ISLAMABAD: The federal government is putting in place adequate legal tools and instruments to achieve the objective if no parliamentary consensus was worked out on the military courts.

In this connection, Interior Minister Chaudhry Nisar Ali Khan’s statement that separate laws are being framed for terrorists and those involved in sectarian violence suggests the fact that he and his ministry will play the lead role in introducing a fast track system of dispensation of justice in cases involving terrorism. In course precedence set, during when the military courts functioned for two years, the interior ministry used to examine, scrutinize and select the cases, which were recommended by other authorities including provincial governments.

The government’s effort is to carve out an agreement on extending the powers of the military courts to try civilian terrorists, which lapsed on Jan 7 as the sundown clause in the 21st constitutional amendment became operative. 

Nisar conceded that given the strong opposition by a majority of political and parliamentary parties there is little or no likelihood that a consensus would be arrived at further involvement of military courts in trying the “jet black” terrorists.

The Pakistan People’s Party (PPP), Jamiat Ulema-e-Islam-Fazl (JUI-F) and Jamaat-e-Islami are firmly opposed to the extension of the authority of the military courts and consistently ran a campaign to the effect. The stand they have taken has not left any room for a compromise.

The government’s dilemma is that it is in no position to amend the Constitution single-handed to give powers to the military courts as it doesn’t have the requisite two-thirds majority in the parliament. Even if it is able to manage such a tally in the National Assembly with tremendous difficulty, it doesn’t have this number in the Senate, controlled by the opposition especially the PPP, which is in no mood to cooperate with the government.

What Civil government can easily amend the Anti-Terrorism Act (ATA) or frame another ordinary law to promulgate it through an ordinance, which will be laid before the parliament to decide upon. It will be able to push it through the National Assembly but would be not be able to do so in the Senate.

As an alternative in the wake of the approach and policy of the political parties to the military courts, the government is exploring other options. One of them is strengthening the law while another is increasing the number of such courts with enhanced powers. However, all this will need a consensus.

As the military courts’ authority exhausted, all the cases pending before them were immediately transferred to the existing Anti-Terrorism Courts (ATCs) where the pace of adjudication is not very fast compared to that of the army officers led forums.

Way back in 1997,  Prime minister, Nawaz Sharif had enacted the ATA, which continues to be in operation, contemporaneously. It has been amended from time to time to tighten it further so that criminals could not escape the net.

Nawaz Sharif government had also even allowed the military courts to work because of the prime minister’s passion to swiftly dispose of cases of toughened criminals. Considering his preference, there is no doubt that the premier will take solid steps for speedy trial of such offenders.

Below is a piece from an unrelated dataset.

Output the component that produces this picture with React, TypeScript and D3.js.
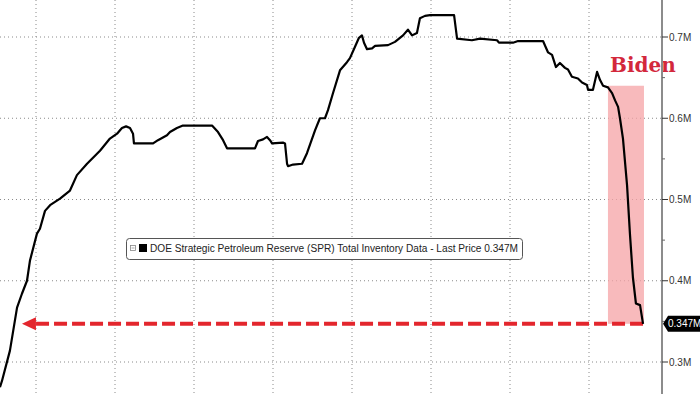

Since the enactment of the ATA, there have been several complaints that it has also been frequently misused by influential people while registering cases with police against their rivals. They had managed to include the ATA clauses in these cases even when there was no legal justification for that.

But as a whole the ATCs have worked promptly and convicted a large number of dangerous criminals at a fast track, much better than the ordinary courts. However, still their pace has been much slow compared to the military courts.

Even when the cases had been decided by the ATCs, they had been stuck up in two tiers of appeals, first in a high court and then in the Supreme Court, consuming years to conclude.

This dents the actual objective of the law, which is that the cases should be dealt with very speedily.

However, in the case of decisions of the military courts no appeals were allowed to high court or the Supreme Court.

But still the convictions had been challenged in high courts through writ petitions.  A number of such pleas are pending disposal in different high courts.